The consequences of jurisdictions being included on the EU blacklist are various sanctions imposed directly by EU member countries, including, for example, applying withholding taxes at a punitive rate on payments received in "black-listed" jurisdictions. In addition, the inclusion of a jurisdiction on the EU list of non-cooperative jurisdictions determines the application of one of the hallmark arrangements under the EU disclosure regime for cross-border tax planning arrangements often referred to as DAC 6. As a result, MNEs having group companies in these jurisdictions should carefully review how this development might impact on their payment flows and disclosure requirements.
In more detail
The EU list of non-cooperative jurisdictions for tax purposes was established in December 2017. It is part of the EU's strategy on taxation and aims to contribute to ongoing efforts to promote good tax governance worldwide.
Jurisdictions are assessed by the EU Code of Conduct Group on the basis of a set of criteria laid down by the European Council. These cover tax transparency, fair taxation and implementation of international standards designed to prevent tax base erosion and profit shifting. The Council updates the list twice a year and the next revision of the list is scheduled for October 2023.
With these additions, the EU list now consists of 16 jurisdictions: American Samoa, Anguilla, Bahamas, the British Virgin Islands, Costa Rica, Fiji, Guam, Marshall Islands, Palau, Panama, Russia, Samoa, Trinidad and Tobago, the Turks and Caicos Islands, the US Virgin Islands and Vanuatu. The Council has invited the newly-added jurisdictions, indeed as it asks all listed countries, to improve their legal framework and to work towards compliance with international standards in taxation.
Reasons for adding the British Virgin Islands, Russia, Costa Rica and the Marshall Islands
This revised EU list of non-cooperative tax jurisdictions includes countries that either have not engaged in a constructive dialogue with the EU on tax governance or have failed to deliver on their commitments to implement necessary reforms.
We have seen a large number of jurisdictions with low or no corporation tax compelled to implement economic substance requirements in response to the requirements of the OECD Forum on Harmful Tax Practices and the EU Code of Conduct Group. Where there are such requirements, companies must have "adequate" levels of expenditure, people and premises, along with evidence of certain "core income generating activities" being undertaken in the jurisdiction in some cases. Whilst the British Virgin Islands has implemented economic substance requirements this has not, however, enabled the British Virgin Islands to avoid inclusion on the list. The British Virgin Islands is listed because it was found not to be sufficiently in compliance with the OECD standard on exchange of information on request. The British Virgin Islands has not previously been listed and, given that it has traditionally been popular as an intermediate holding company jurisdiction for multinational groups and used in investment fund structures, it warrants particular attention.

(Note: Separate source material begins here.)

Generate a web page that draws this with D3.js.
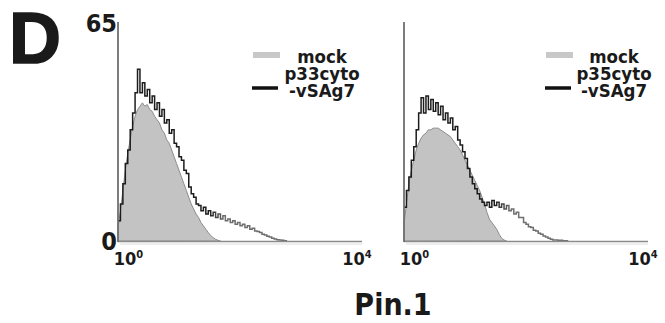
<!DOCTYPE html>
<html>
<head>
<meta charset="utf-8">
<script src="https://cdn.jsdelivr.net/npm/d3@7/dist/d3.min.js"></script>
<style>
  html, body { margin: 0; padding: 0; background: #fff; }
  svg { display: block; }
  text { font-family: "DejaVu Sans Condensed", "DejaVu Sans", sans-serif; font-weight: bold; fill: #1a1a1a; }
</style>
</head>
<body>
<svg id="chart" width="665" height="323"></svg>
<script>
// Flow cytometry histograms, Pin.1 staining, log channels 10^0..10^4.
// Each array holds event counts per channel bin, bins 0.04 decades wide.
const binDecades = 0.04;

const mockLeft = [4, 9, 15, 21, 26, 30, 34, 37, 39, 40, 41, 40, 40.5, 39, 38.5, 37, 36, 35, 33, 32,
  30, 29, 27, 25, 23, 21, 19, 17, 15, 13, 11, 9.5, 8, 7, 5.5, 4.5, 3.5, 2.5, 1.6, 1, 0.5, 0.2, 0];

const p33Left = [6, 11, 17, 23, 27, 33, 38, 44, 51, 44, 47, 43, 45, 41, 43, 39, 41, 37, 39, 35,
  36, 32, 33, 29, 28, 25, 24, 21, 20, 16, 14, 13, 11, 10.5, 9, 10, 8, 9, 7.5, 8.5,
  7, 8, 6.5, 7.5, 6, 6.5, 5.5, 6, 5, 5.5, 4.5, 5, 4, 4.5, 3.5, 3.8, 3, 2.8, 2.5, 2,
  1.8, 1.4, 1.2, 0.8, 0.6, 0.4, 0.3, 0.2, 0.1, 0];

const mockRight = [5, 11, 17, 21, 24, 27, 29, 30.5, 31.5, 32, 33, 33, 33.5, 33.5, 33.5, 33, 32.5, 32, 31.5, 31,
  30, 29, 28, 27, 25.5, 24, 22.5, 21, 19.5, 18, 16.5, 15, 13, 11, 8.5, 6.5, 5.5, 4.5, 3.5, 2,
  0.8, 0.3, 0];

const p35Right = [10, 15, 19, 24, 28, 33, 38, 42.5, 38, 43, 39, 42, 38.5, 41, 37.5, 40, 36, 38, 35, 36.5,
  33, 34, 30, 28.5, 26.5, 24.5, 21.5, 19, 17, 15.5, 14, 12.5, 11.5, 10.5, 11.5, 10, 12, 10.5, 11.5, 10,
  11, 9.5, 10.5, 9, 9.5, 8, 8.5, 7, 7, 5.5, 5, 4.2, 4, 3.2, 3, 2.3, 2, 1.5, 1.2, 0.8,
  0.5, 0.3, 0.3, 0.2, 0.2, 0.1, 0.1, 0];

const yMax = 65;
const yTicks = [0, 65];
const xTickExponents = [0, 4];

const panels = [
  { mock: mockLeft, sample: p33Left, names: ["mock", "p33cyto", "-vSAg7"], left: 118, swatchX: 253, textX: 322, yLabels: true },
  { mock: mockRight, sample: p35Right, names: ["mock", "p35cyto", "-vSAg7"], left: 404, swatchX: 546, textX: 614, yLabels: false }
];

const svg = d3.select("#chart");
const plotW = 244, plotTop = 22, plotBottom = 241;
const y = d3.scaleLinear().domain([0, yMax]).range([plotBottom, plotTop]);

// Panel letter
svg.append("text").attr("x", 9).attr("y", 63)
  .style("font-family", "'Liberation Sans', Arial, sans-serif")
  .style("font-size", "72px").style("font-weight", "bold")
  .attr("stroke", "#1a1a1a").attr("stroke-width", 1.6).text("D");

const defs = svg.append("defs");

panels.forEach((p, k) => {
  const x = d3.scaleLog().domain([1, 1e4]).range([p.left, p.left + plotW]);
  const chan = i => Math.pow(10, i * binDecades);
  const g = svg.append("g");

  // mock: filled histogram
  const area = d3.area().x((d, i) => x(chan(i))).y0(y(0)).y1(d => y(d));
  g.append("path").datum(p.mock).attr("d", area)
    .attr("fill", "#c3c3c3").attr("stroke", "#8d8d8d").attr("stroke-width", 1);

  // sample: open line, darker over the main peak, lighter over the tail
  const tailStart = x(chan(p.mock.length - 1));
  const grad = defs.append("linearGradient").attr("id", "lineGrad" + k)
    .attr("gradientUnits", "userSpaceOnUse")
    .attr("x1", tailStart - 12).attr("x2", tailStart + 4).attr("y1", 0).attr("y2", 0);
  grad.append("stop").attr("offset", 0).attr("stop-color", "#1c1c1c");
  grad.append("stop").attr("offset", 1).attr("stop-color", "#6e6e6e");

  const line = d3.line().x((d, i) => x(chan(i))).y(d => y(d)).curve(d3.curveStepAfter);
  g.append("path").datum(p.sample).attr("d", line)
    .attr("fill", "none").attr("stroke", `url(#lineGrad${k})`).attr("stroke-width", 1.5);

  // axes
  g.append("line").attr("x1", p.left).attr("x2", p.left + plotW).attr("y1", plotBottom + 0.5).attr("y2", plotBottom + 0.5)
    .attr("stroke", "#8a8a8a").attr("stroke-width", 1.3);
  g.append("line").attr("x1", p.left + 2).attr("x2", p.left + plotW).attr("y1", plotBottom + 3).attr("y2", plotBottom + 3)
    .attr("stroke", "#dcdcdc").attr("stroke-width", 1);
  g.append("line").attr("x1", p.left).attr("x2", p.left).attr("y1", y(yMax)).attr("y2", plotBottom + 1)
    .attr("stroke", "#6f6f6f").attr("stroke-width", 1.8);

  // x tick labels 10^n
  xTickExponents.forEach((e, j) => {
    const cx = j === 0 ? x(Math.pow(10, e)) + 10.5 : x(Math.pow(10, e)) - 5;
    const t = g.append("text").attr("x", cx).attr("y", 265).attr("text-anchor", "middle")
      .style("font-size", "18px");
    t.append("tspan").text("10");
    t.append("tspan").attr("dy", -7).style("font-size", "11px").text(String(e));
  });

  if (p.yLabels) {
    yTicks.forEach(v => {
      g.append("text").attr("x", p.left - 1).attr("y", v === 0 ? 250 : 32)
        .attr("text-anchor", "end").style("font-size", "25px").text(v);
    });
  }

  // legend
  g.append("rect").attr("x", p.swatchX).attr("y", 52).attr("width", 27).attr("height", 6)
    .attr("fill", "#c8c8c8");
  g.append("line").attr("x1", p.swatchX - 1).attr("x2", p.swatchX + 25).attr("y1", 88).attr("y2", 88)
    .attr("stroke", "#111").attr("stroke-width", 3.5);
  p.names.forEach((n, j) => {
    g.append("text").attr("x", p.textX).attr("y", 63 + j * 17).attr("text-anchor", "middle")
      .style("font-size", "18.5px").text(n);
  });
});

// x axis title
svg.append("text").attr("x", 393).attr("y", 315).attr("text-anchor", "middle")
  .style("font-size", "30px").text("Pin.1");
</script>
</body>
</html>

Russia has been added after the EU found that it had not fulfilled its commitment to address harmful aspects of a special regime for international holding companies introduced by new legislation adopted in 2022. In addition, dialogue with Russia on matters related to taxation came to a standstill following the Russian invasion of Ukraine.
For the first time since the list was established, Costa Rica is included because it has not fulfilled its commitment to abolish or amend harmful aspects of its foreign source income exemption regime. The Marshall Islands have been added after being found to be lacking in the enforcement of economic substance requirements.
EU "blacklist" sanctions
EU Member States have broad discretion on the type and scope of defensive measures they apply in the tax area. These largely depend on their national tax systems. Nevertheless, there is a certain degree of coordination.
EU countries agreed in December 2017 to apply at least one of the following administrative measures in respect of "blacklisted" jurisdictions:
- Reinforced monitoring of transactions
- Increased risk audits for taxpayers who benefit from, or use tax schemes involving, listed regimes
Member States also committed, as of 1 January 2021, to use the EU list in the application of at least one of four specific legislative measures:
- Non-deductibility of costs incurred in a listed jurisdiction
- Controlled foreign company (CFC) rules to limit artificial deferral of tax to offshore, low-taxed entities
- Withholding tax measures (WHT) to tackle improper exemptions or refunds
- Limitation of participation exemption on shareholder dividends
Currently, 26 Member States apply or have taken steps to apply at least one of these four legislative measures and of these 26 member states, 16 apply at least two.
The list is also now relevant, in particular, to the disclosure regime for cross-border tax planning arrangements introduced by Council Directive (EU) 2018/822 (often referred to as "DAC 6"). Specifically, inclusion of a jurisdiction on the EU list of non-cooperative jurisdictions determines the application or otherwise of certain category C hallmark arrangements.